SOURCE DATA
════════════════
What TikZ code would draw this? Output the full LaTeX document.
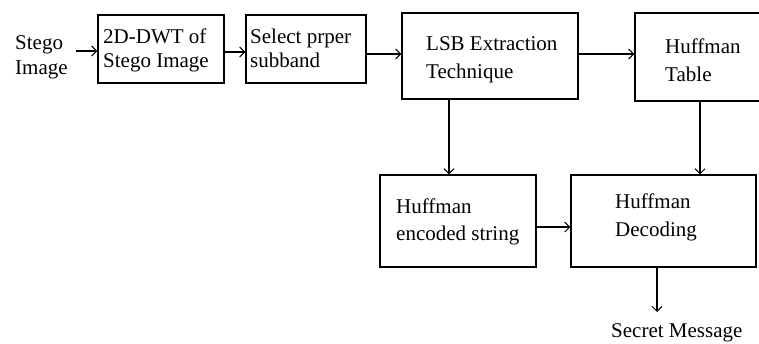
════════════════
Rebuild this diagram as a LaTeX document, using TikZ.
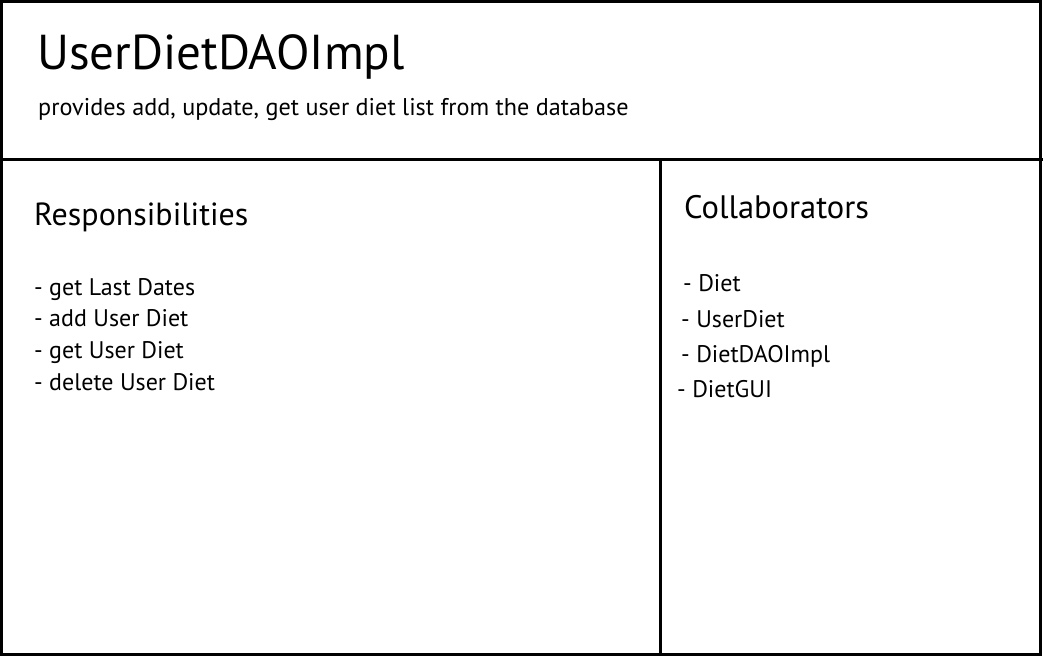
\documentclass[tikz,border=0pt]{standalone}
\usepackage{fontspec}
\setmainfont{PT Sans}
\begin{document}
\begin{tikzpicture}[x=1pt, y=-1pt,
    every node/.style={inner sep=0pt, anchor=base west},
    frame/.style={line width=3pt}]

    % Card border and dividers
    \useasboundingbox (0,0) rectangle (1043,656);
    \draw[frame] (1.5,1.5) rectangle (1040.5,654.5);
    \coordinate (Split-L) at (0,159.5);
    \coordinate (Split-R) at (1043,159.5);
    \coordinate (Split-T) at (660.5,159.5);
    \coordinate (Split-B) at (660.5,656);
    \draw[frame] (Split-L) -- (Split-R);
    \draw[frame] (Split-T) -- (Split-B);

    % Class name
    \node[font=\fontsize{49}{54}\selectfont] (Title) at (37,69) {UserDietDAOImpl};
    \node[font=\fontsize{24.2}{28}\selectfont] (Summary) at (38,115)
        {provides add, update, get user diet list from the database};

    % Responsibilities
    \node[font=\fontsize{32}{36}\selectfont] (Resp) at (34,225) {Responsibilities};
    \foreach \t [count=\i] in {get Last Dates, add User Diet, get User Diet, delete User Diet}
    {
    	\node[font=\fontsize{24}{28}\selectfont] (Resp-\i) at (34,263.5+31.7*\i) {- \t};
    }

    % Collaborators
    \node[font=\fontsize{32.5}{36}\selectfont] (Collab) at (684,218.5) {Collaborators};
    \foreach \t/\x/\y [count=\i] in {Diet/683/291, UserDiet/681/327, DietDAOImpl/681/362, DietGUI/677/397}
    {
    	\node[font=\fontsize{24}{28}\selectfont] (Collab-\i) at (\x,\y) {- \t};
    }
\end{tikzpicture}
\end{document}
════════════════
STATED EXERCISE
Tell how many lines above contain the word "this". Give the number alone.

WRITTEN SOLUTION
2